We know, at last, why Manitoba Hydro launched its balls-to-the-wall, take-no-prisoners assault on Miss Whistle, their former consultant who filed a Whistleblower complaint over Hydro mismanagement.
The answer slipped out in the latest hearings of the Public Utilities Board into Hydro's risk management practices.
It turns out the Hydro Whistleblower...
* was standing up for the Manitoba ratepayer.
* said Manitobans were being overcharged
* said Hydro was deliberately overestimating the chance of a record drought in order to dupe the PUB into approving the higher-than-needed rates, and
*said Hydro could make more money with less risk without embarking on a decade-long spending orgy on new dams to fulfill long-term contracts to sell power to the U.S.
In short, she was saying everything Manitoba Hydro didn't want you to hear.
The PUB counsel was questioning Dr. Atif Kuburski, one of two economists from McMaster Unversity hired to look at Hydro's operations, including the allegations of the New York consultant.

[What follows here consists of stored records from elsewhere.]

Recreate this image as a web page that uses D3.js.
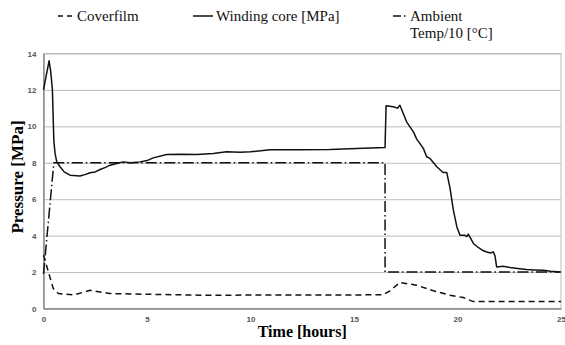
<!DOCTYPE html>
<html>
<head>
<meta charset="utf-8">
<script src="https://cdn.jsdelivr.net/npm/d3@7"></script>
<style>
  body { margin: 0; background: #fff; }
  svg { display: block; }
</style>
</head>
<body>
<div id="chart"></div>
<script>
// winding core pressure [MPa]
var coreTime = [0, 0.15, 0.27, 0.35, 0.43, 0.5, 0.56, 0.64, 0.8, 1.0, 1.28, 1.76, 2.0, 2.25, 2.5, 2.73, 3.0, 3.21, 3.5, 3.85, 4.2, 4.66, 5.0, 5.3, 5.95, 6.6, 7.4, 8.2, 8.85, 9.5, 10.0, 10.94, 12.23, 13.84, 15.45, 16.5, 16.55, 16.9, 17.1, 17.22, 17.54, 17.87, 18.03, 18.35, 18.51, 18.67, 19.0, 19.3, 19.48, 19.64, 19.8, 19.97, 20.12, 20.36, 20.45, 20.52, 20.77, 21.0, 21.2, 21.41, 21.6, 21.73, 21.81, 21.89, 22.2, 22.54, 22.9, 23.34, 23.7, 24.15, 24.5, 24.95];
var coreVal  = [12.0, 12.9, 13.6, 13.0, 12.0, 9.2, 8.5, 8.05, 7.78, 7.5, 7.32, 7.28, 7.35, 7.45, 7.5, 7.63, 7.75, 7.87, 7.95, 8.05, 8.0, 8.05, 8.12, 8.27, 8.46, 8.47, 8.46, 8.51, 8.6, 8.58, 8.6, 8.72, 8.71, 8.73, 8.8, 8.84, 11.13, 11.08, 11.0, 11.16, 10.25, 9.7, 9.3, 8.79, 8.33, 8.24, 7.78, 7.47, 7.47, 6.59, 5.4, 4.48, 4.02, 4.02, 3.95, 4.08, 3.57, 3.35, 3.2, 3.1, 3.05, 3.11, 2.9, 2.28, 2.32, 2.25, 2.2, 2.14, 2.12, 2.1, 2.05, 2.01];

// cover film pressure
var filmTime = [0, 0.47, 0.72, 1.5, 2.25, 3.2, 7.56, 16.4, 16.74, 17.22, 18.03, 18.83, 19.64, 20.28, 20.76, 25];
var filmVal  = [2.93, 1.1, 0.82, 0.75, 1.0, 0.82, 0.73, 0.75, 0.97, 1.43, 1.28, 0.97, 0.73, 0.6, 0.38, 0.38];

// ambient temperature / 10
var ambTime = [0, 0.5, 16.5, 16.5, 25];
var ambVal  = [1.9, 8.0, 8.0, 2.0, 2.0];

var yTicks = [0, 2, 4, 6, 8, 10, 12, 14];
var xTicks = [0, 5, 10, 15, 20, 25];

var W = 565, H = 345;
var margin = {top: 53.5, right: 4, bottom: 36.5, left: 43.5};
var w = W - margin.left - margin.right;
var h = H - margin.top - margin.bottom;

var svg = d3.select("#chart").append("svg")
  .attr("width", W)
  .attr("height", H);

var g = svg.append("g")
  .attr("transform", "translate(" + margin.left + "," + margin.top + ")");

var x = d3.scaleLinear().domain([0, 25]).range([0, w]);
var y = d3.scaleLinear().domain([0, 14]).range([h, 0]);

// gridlines
g.append("g")
  .attr("class", "grid")
  .call(d3.axisLeft(y).tickValues(yTicks).tickSize(-w).tickFormat(""))
  .call(function(s) {
    s.select(".domain").remove();
    s.selectAll("line").attr("stroke", "#bdbdbd").attr("stroke-width", 1);
  });

// frame
g.append("rect")
  .attr("x", 0).attr("y", 0)
  .attr("width", w).attr("height", h)
  .attr("fill", "none")
  .attr("stroke", "#bdbdbd");

// axes
var yAxis = g.append("g")
  .call(d3.axisLeft(y).tickValues(yTicks).tickSize(0).tickPadding(7));
var xAxis = g.append("g")
  .attr("transform", "translate(0," + h + ")")
  .call(d3.axisBottom(x).tickValues(xTicks).tickSize(0).tickPadding(8));
[yAxis, xAxis].forEach(function(a) {
  a.select(".domain").attr("stroke", "#8a8a8a").attr("stroke-width", 1.5);
  a.selectAll("text")
    .attr("font-family", "Liberation Sans, Arial, sans-serif")
    .attr("font-size", "8px")
    .attr("font-weight", "bold")
    .attr("fill", "#555");
});

function series(t, v) {
  return t.map(function(d, i) { return [d, v[i]]; });
}

var line = d3.line()
  .x(function(d) { return x(d[0]); })
  .y(function(d) { return y(d[1]); });

g.append("path")
  .datum(series(ambTime, ambVal))
  .attr("d", line)
  .attr("fill", "none")
  .attr("stroke", "#111")
  .attr("stroke-width", 1.5)
  .attr("stroke-dasharray", "11,3,1.5,3");

g.append("path")
  .datum(series(filmTime, filmVal))
  .attr("d", line)
  .attr("fill", "none")
  .attr("stroke", "#111")
  .attr("stroke-width", 1.5)
  .attr("stroke-dasharray", "6,4");

g.append("path")
  .datum(series(coreTime, coreVal))
  .attr("d", line)
  .attr("fill", "none")
  .attr("stroke", "#111")
  .attr("stroke-width", 1.5)
  .attr("stroke-linejoin", "round");

// axis titles
svg.append("text")
  .attr("x", margin.left + w / 2)
  .attr("y", 337)
  .attr("text-anchor", "middle")
  .attr("font-family", "Liberation Serif, Times New Roman, serif")
  .attr("font-weight", "bold")
  .attr("font-size", "16px")
  .text("Time [hours]");

svg.append("text")
  .attr("transform", "translate(23,177) rotate(-90)")
  .attr("text-anchor", "middle")
  .attr("font-family", "Liberation Serif, Times New Roman, serif")
  .attr("font-weight", "bold")
  .attr("font-size", "17px")
  .text("Pressure [MPa]");

// legend
var legendItems = [
  {x: 58, len: 16, dash: "5,4", label: ["Coverfilm"]},
  {x: 193, len: 20, dash: null, label: ["Winding core [MPa]"]},
  {x: 393, len: 11, dash: "8,3,1.5,20", label: ["Ambient", "Temp/10 [°C]"]}
];
var legend = svg.append("g");
legendItems.forEach(function(d) {
  legend.append("line")
    .attr("x1", d.x).attr("x2", d.x + d.len + (d.dash && d.dash.length > 4 ? 2 : 0))
    .attr("y1", 16).attr("y2", 16)
    .attr("stroke", "#111")
    .attr("stroke-width", 1.5)
    .attr("stroke-dasharray", d.dash);
  var txt = legend.append("text")
    .attr("x", d.x + d.len + 3 + (d.label.length > 1 ? 3 : 0))
    .attr("y", 21)
    .attr("font-family", "Liberation Serif, Times New Roman, serif")
    .attr("font-size", "15px")
    .attr("fill", "#111");
  d.label.forEach(function(l, i) {
    txt.append("tspan")
      .attr("x", d.x + d.len + 3 + (d.label.length > 1 ? 3 : 0))
      .attr("dy", i === 0 ? 0 : 17)
      .text(l);
  });
});
</script>
</body>
</html>
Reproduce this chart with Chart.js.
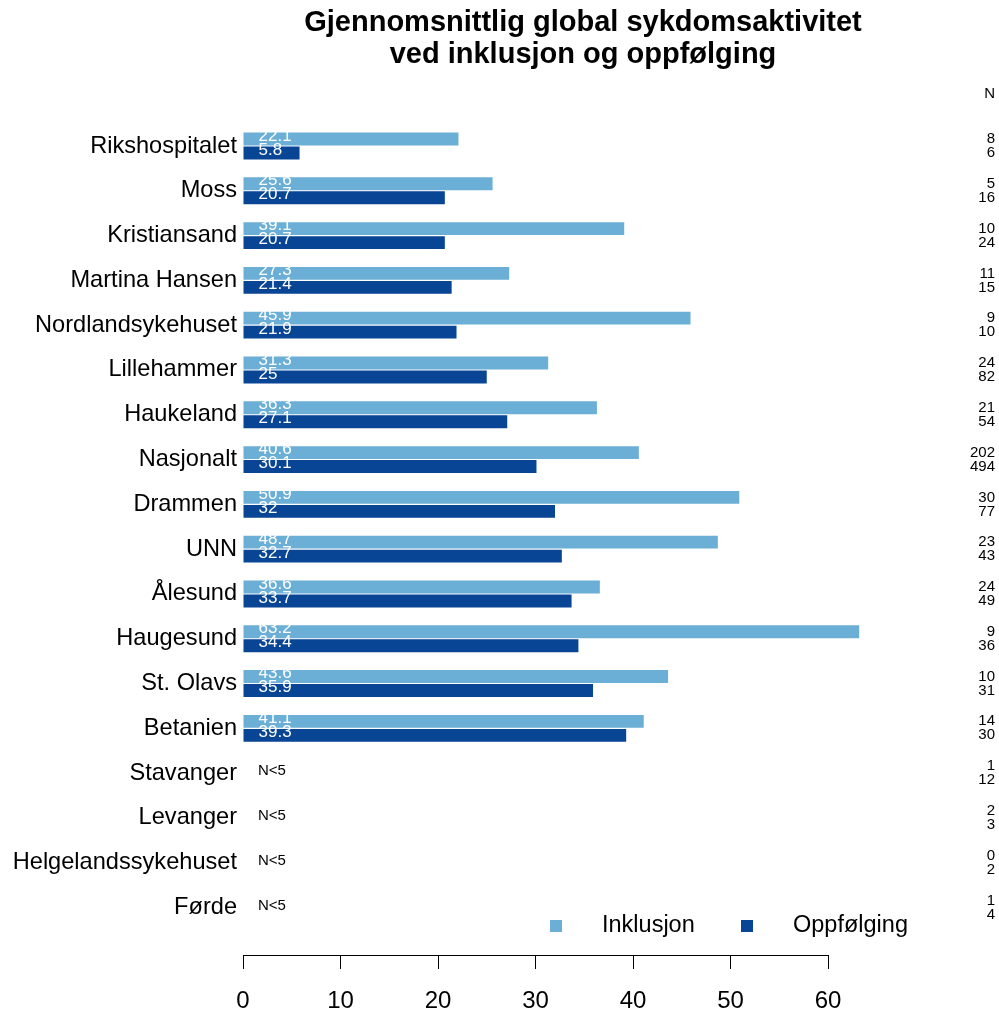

DR. ATIF KUBURSI: I mean, she -- what she is really saying is that they are using the drought as a sort of a scare that would justify raising the rates and persuading the Board to acquiesce and pass higher rates to consumers. And that in the absence of the scare about the drought and the willingness to create a buffer zone or a buffer cushion against this, these rates might not be allowed. These rate increases may not be allowed. So this was their argument, is that they're using it a bit of a boogeyman and trying to scare the Board and the citizens of Manitoba to acquiesce to higher rates than would be necessary.
And...
DR. ATIF KUBURSI: Actually, the largest share of questions NYC had are concentrated in the area of long-term contracts. And she felt that this is the area where probably where the risks are there. I mean, she had, as I argued yesterday, that she has discounted the cause of the drought and felt that the cause of the drought is exaggerated by MH to cover, in her view, the actual exposure to risk in the long-term contracts.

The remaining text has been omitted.